What are you doing now?

I am a Region 4 Safety Field Program Specialist with the Division of Family and Children Services (this is a fancy way of saying that I am a regional child safety consultant).

How have the skills and knowledge you learned in the Sociology M.A. program translated to your current job?

I think one of the most difficult aspects of my current job is predicting human behavior in diverse populations. My Sociology M.A. allowed me the opportunity to cultivate my critical thinking skills with those whose perspectives and culture may differ greatly from my own. That experience has better prepared me to work with families with various backgrounds and apply those important critical thinking skills to my daily work in order to make the best possible decisions regarding child welfare.

What topics did your M.A. thesis address? What research methods did you use and what did you find?

"Who or What is the Tea Party: A Meta-Ethnography of the Tea Party." Noblit and Hare’s meta-ethnographic approach was utilized, which involved analyzing multiple studies of the Tea Party, making cross-case comparisons, identifying common or divergent themes, and synthesizing those interpreted as relevant.
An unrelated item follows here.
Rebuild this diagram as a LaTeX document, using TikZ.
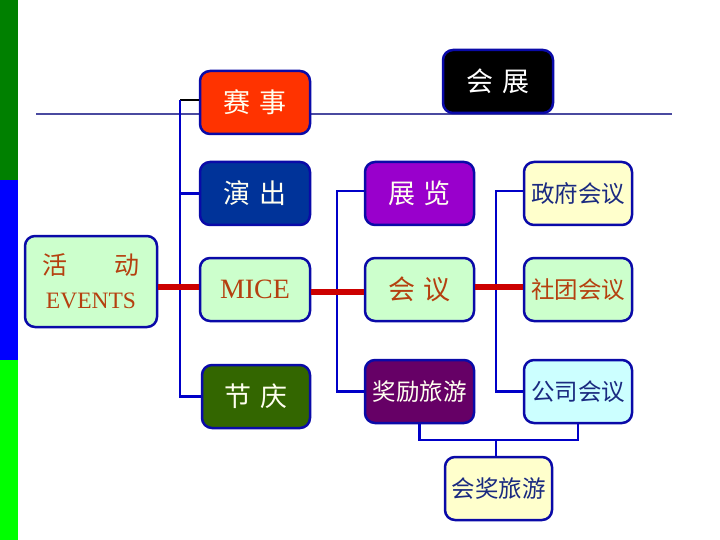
\documentclass[tikz,border=0pt]{standalone}
\usepackage{fontspec}
\setmainfont{Liberation Serif}
\newfontfamily\cjk{Noto Sans CJK SC}
\definecolor{bordc}{HTML}{0A0AA8}
\definecolor{linec}{HTML}{0000C8}
\definecolor{redc}{HTML}{CC0000}
\definecolor{hline}{HTML}{4A4AA0}
\definecolor{lgreen}{HTML}{CCFFCC}
\definecolor{lyellow}{HTML}{FFFFCC}
\definecolor{lcyan}{HTML}{CCFFFF}
\definecolor{brownt}{HTML}{B5400F}
\definecolor{bluet}{HTML}{1A2A80}
\definecolor{whitet}{HTML}{FFFFF0}
\tikzset{
  box/.style={draw=bordc, line width=2.5pt, rounded corners=10pt, minimum width=110pt, minimum height=63pt, inner sep=0pt, font=\cjk\fontsize{27}{30}\selectfont, align=center},
  four/.style={font=\cjk\fontsize{23.5}{26}\selectfont},
  bl/.style={draw=linec, line width=2.5pt},
  rl/.style={draw=redc, line width=6pt},
}
\begin{document}
\begin{tikzpicture}[x=1pt,y=-1pt]
\useasboundingbox (0,0) rectangle (720,540);
\fill[white] (0,0) rectangle (720,540);
\fill[green!50!black] (0,0) rectangle (18,180);
\fill[blue] (0,180) rectangle (18,360);
\fill[green] (0,360) rectangle (18,540);
\draw[hline, line width=2pt] (36,114) -- (672,114);

\node[box, fill={rgb,255:red,255;green,51;blue,0}, text=whitet] (saishi) at (255,102.5) {赛\,\,事};
\node[box, fill=black, text=white] (huizhan) at (498,81.5) {会\,\,展};
\node[box, fill={rgb,255:red,0;green,51;blue,153}, text=whitet] (yanchu) at (255,193.5) {演\,\,出};
\node[box, fill=lgreen, text=brownt, minimum width=132pt, minimum height=91pt, font=\cjk\fontsize{25}{34}\selectfont] (huodong) at (91,281.5) {活\hspace{1.9em}动\\{\rmfamily\fontsize{23.5}{26}\selectfont EVENTS}};
\node[box, fill=lgreen, text=brownt] (mice) at (255,289.5) {{\rmfamily\fontsize{28}{30}\selectfont MICE}};
\node[box, fill={rgb,255:red,51;green,102;blue,0}, text=whitet, minimum width=108pt] (jieqing) at (256,396.5) {节\,\,庆};
\node[box, fill={rgb,255:red,153;green,0;blue,204}, text=whitet, minimum width=109pt] (zhanlan) at (419.5,193.5) {展\,\,览};
\node[box, fill=lgreen, text=brownt, minimum width=109pt] (huiyi) at (419.5,289.5) {会\,\,议};
\node[box, four, fill={rgb,255:red,102;green,0;blue,102}, text=whitet, minimum width=109pt] (jiangli) at (419.5,391.5) {奖励旅游};
\node[box, four, fill=lyellow, text=bluet, minimum width=108pt] (zhengfu) at (578,193.5) {政府会议};
\node[box, four, fill=lgreen, text=brownt, minimum width=108pt] (shetuan) at (578,289.5) {社团会议};
\node[box, four, fill=lcyan, text=bluet, minimum width=108pt] (gongsi) at (578,391.5) {公司会议};
\node[box, four, fill=lyellow, text=bluet, minimum width=107pt] (huijiang) at (498.5,488.5) {会奖旅游};

% left bracket
\coordinate (tA) at (180,100);
\draw[black, line width=2.5pt] (saishi.west |- tA) -- (tA);
\draw[bl] (tA) |- (jieqing.west);
\draw[bl] (yanchu.west) -- (yanchu.west -| tA);
\draw[rl] (huodong.east |- 0,287) -- (mice.west |- 0,287);
% middle bracket
\coordinate (tB) at (337,191);
\draw[bl] (zhanlan.west |- tB) -- (tB) |- (jiangli.west);
\draw[rl] (mice.east |- 0,292) -- (huiyi.west |- 0,292);
% right bracket
\coordinate (tC) at (496,191);
\draw[bl] (zhengfu.west |- tC) -- (tC) |- (gongsi.west);
\draw[rl] (huiyi.east |- 0,287) -- (shetuan.west |- 0,287);
% bottom
\coordinate (tD) at (496,440);
\draw[bl] (jiangli.south) |- (tD) -| (gongsi.south);
\draw[bl] (tD) -- (tD |- huijiang.north);
\end{tikzpicture}
\end{document}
What was learned is that who and what the Tea Party is can be found in the sum of its parts: the return to traditional conservatism, the Christian symbolism and patriotic imagery, the economic and racial shifts of the times, the platform for gender equality, new technological ways to interconnect, the meddling involvement of elite media interest groups and even the contradictions and incoherence often found when people mobilize. These all combine to paint a powerful picture of a broad-based but influential modern conservative social movement.

What broader lessons did you learn from working on your thesis or applied paper?

I think in retrospect, what I learned is that my curiosity has always led me to asking a lot of questions, and that answers to questions often leads to more questions, which for some reason, I find uniquely satisfying. And, that furthermore, certain questions can best be answered by going into the field, talking to folks, learning where they are coming from and making observations, along with reviewing the work of others who have done the same. This directly applies to my work today where I am tasked with consulting with child welfare staff, championing best practice and policy, providing them with feedback regarding their investigative approaches and overall engagement with families. In sum, I learned that the benefit of an ethnographic approach translates beyond the classroom! Our child welfare staff uses this approach every time they meet with a family and then documents their experience. My days are filled with reviewing real-life ethnographies, so in a sense, I remain a student!

What advice would you give to current students in the M.A. program?

First, you can do it! It certainly felt daunting when I was completing my M.A.; however, once you have your topic and research methods, it's all downhill from there (and a lot of typing ... so ...much ... typing). Secondly, build relationships with your peers and your professors, their support and guidance is central to your success. Finally, take it seriously, because what is sort of cool at the end of it all is that through a very challenging experience, you learn a lot about who you are, what you are capable of and what brings you joy … always chase your joy!